Saturday, September 15, 2007

The view from Washington

The Washington Post offered a political preview of last week's Frontiers of Astronomy conference:

Astronomers from around the country are meeting in Washington this week to highlight the many scientific mysteries that Arecibo is in a unique position to plumb, but the effort may be "too little, too late," said Daniel Altschuler, a professor of physics at the University of Puerto Rico who was Arecibo's director for 12 years.

"I don't see any effective move toward saving Arecibo," said Altschuler.

While the VLBA, also targeted for cuts, has New Mexico Senator Pete Domenici in its corner, Arecibo doesn't have a hometown Congressional ally: Puerto Rico has no voting representatives in Congress.

Louis D. Friedman, executive director of the Planetary Society, is hoping someone on Capitol Hill will offer up a budget earmark:

"Earmarks get a bad rap, but this is a case when Congress should step up to prevent Arecibo's demise."

In a strange-bedfellows turn, the White House may be critical to an Arecibo reprieve: If the NSF budget continues to grow as outlined in the President's American Competitiveness Initiative goals, the budget crunch that got everyone scrimping in the first place will no longer be an issue.

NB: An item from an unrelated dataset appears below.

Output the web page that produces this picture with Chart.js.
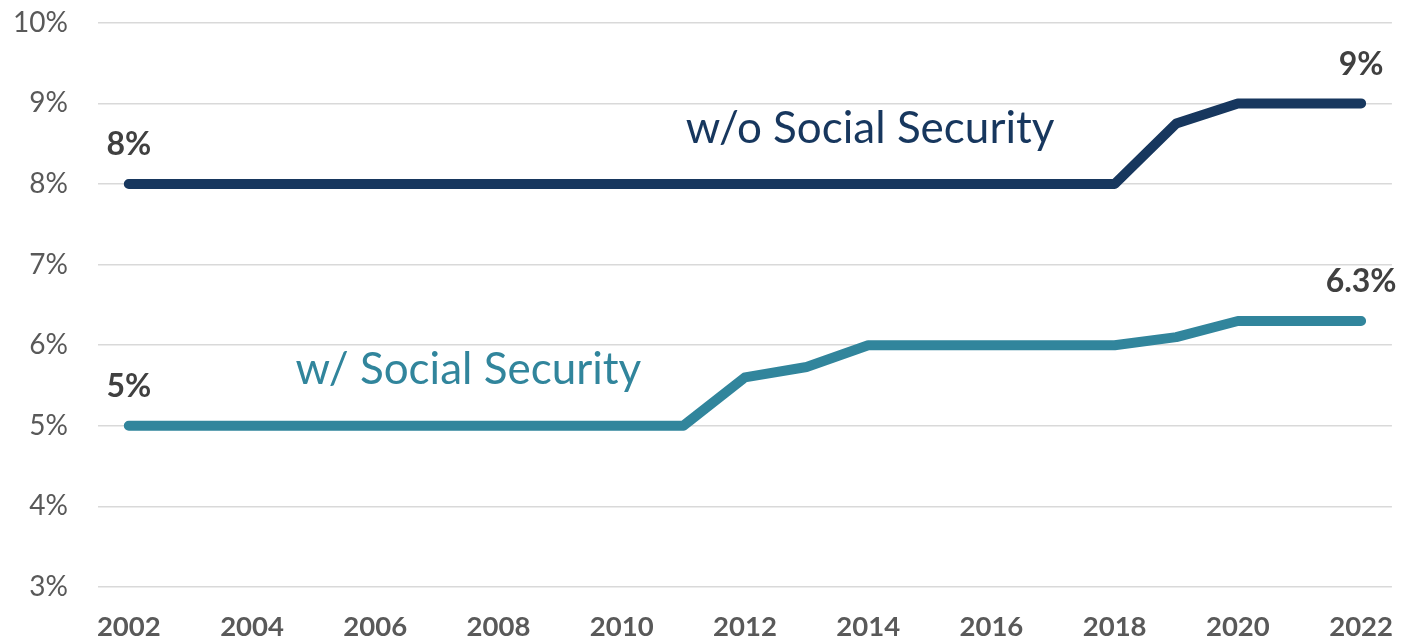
<!DOCTYPE html>
<html>
<head>
<meta charset="utf-8">
<script src="https://cdn.jsdelivr.net/npm/chart.js@4/dist/chart.umd.min.js"></script>
<style>
  html, body { margin: 0; padding: 0; background: #ffffff; overflow: hidden; }
  #wrap { position: relative; width: 1402px; height: 643px; overflow: hidden; }
  #chart { position: absolute; left: 0; top: -24px; }
</style>
</head>
<body>
<div id="wrap"><canvas id="chart" width="1417" height="667"></canvas></div>
<script>
// Years on the x axis
const years = [2002, 2003, 2004, 2005, 2006, 2007, 2008, 2009, 2010, 2011, 2012,
               2013, 2014, 2015, 2016, 2017, 2018, 2019, 2020, 2021, 2022];

// Rate without Social Security (%)
const withoutSS = [8, 8, 8, 8, 8, 8, 8, 8, 8, 8, 8,
                   8, 8, 8, 8, 8, 8, 8.75, 9, 9, 9];

// Rate with Social Security (%)
const withSS = [5, 5, 5, 5, 5, 5, 5, 5, 5, 5, 5.6,
                5.73, 6, 6, 6, 6, 6, 6.1, 6.3, 6.3, 6.3];

// Value labels shown at the first and last point of each line
const withoutSSEndLabels = ['8%', '9%'];
const withSSEndLabels = ['5%', '6.3%'];

// Series names written next to each line
const seriesNames = ['w/o Social Security', 'w/ Social Security'];

const NAVY = '#17375e';
const TEAL = '#31859c';
const FONT = 'Lato, "Open Sans", sans-serif';

// Draws the end-point value labels and the series names on the plot
const annotate = {
  id: 'annotate',
  afterDatasetsDraw(chart) {
    const { ctx, scales } = chart;
    const x = scales.x, y = scales.y;
    ctx.save();
    ctx.textAlign = 'center';
    ctx.textBaseline = 'middle';
    ctx.font = 'bold 32px ' + FONT;
    ctx.fillStyle = '#404040';
    const ends = [[withoutSS, withoutSSEndLabels], [withSS, withSSEndLabels]];
    ends.forEach(([vals, labels]) => {
      const last = vals.length - 1;
      ctx.fillText(labels[0], x.getPixelForValue(0), y.getPixelForValue(vals[0]) - 39);
      ctx.fillText(labels[1], x.getPixelForValue(last), y.getPixelForValue(vals[last]) - 39);
    });

    ctx.font = '44px ' + FONT;
    ctx.fillStyle = NAVY;
    ctx.fillText(seriesNames[0], x.getPixelForValue(12.03), y.getPixelForValue(8.69));
    ctx.fillStyle = TEAL;
    ctx.fillText(seriesNames[1], x.getPixelForValue(5.51), y.getPixelForValue(5.69));
    ctx.restore();
  }
};

new Chart(document.getElementById('chart'), {
  type: 'line',
  data: {
    labels: years.map(String),
    datasets: [
      {
        label: seriesNames[0],
        data: withoutSS,
        borderColor: NAVY,
        borderWidth: 10,
        borderCapStyle: 'round',
        borderJoinStyle: 'round',
        pointRadius: 0,
        tension: 0
      },
      {
        label: seriesNames[1],
        data: withSS,
        borderColor: TEAL,
        borderWidth: 10,
        borderCapStyle: 'round',
        borderJoinStyle: 'round',
        pointRadius: 0,
        tension: 0
      }
    ]
  },
  options: {
    responsive: false,
    animation: false,
    layout: { padding: { top: 1, right: 0, left: 0, bottom: 0 } },
    plugins: {
      legend: { display: false },
      tooltip: { enabled: false }
    },
    scales: {
      x: {
        offset: true,
        grid: { display: false, drawTicks: false },
        border: { display: false },
        ticks: {
          autoSkip: false,
          maxRotation: 0,
          padding: 24,
          color: '#595959',
          font: { family: FONT, size: 27.5, weight: 'bold' },
          callback: (v, i) => (i % 2 === 0 ? String(years[i]) : '')
        },
        afterFit: (s) => { s.height = 56; }
      },
      y: {
        min: 3,
        max: 10,
        grid: { color: '#d9d9d9', lineWidth: 1.5, drawTicks: false },
        border: { display: false },
        ticks: {
          stepSize: 1,
          padding: 30,
          color: '#595959',
          font: { family: FONT, size: 28 },
          callback: (v) => v + '%'
        },
        afterFit: (s) => { s.width = 98; }
      }
    }
  },
  plugins: [annotate]
});
</script>
</body>
</html>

Arecibo also has a friend in California Rep. Dana Rohrabacher, who has been preaching the doomsday-asteroid gospel for years and would push for NASA to take over the funding of Arecibo's radar system (just don't ask what NASA would cut to do it).

Otherwise, there's always corporate sponsorship:

"Imagine the word 'Google' painted across that 19-acre dish," [Arecibo Director Robert] Kerr said. "What do you think that would be worth?"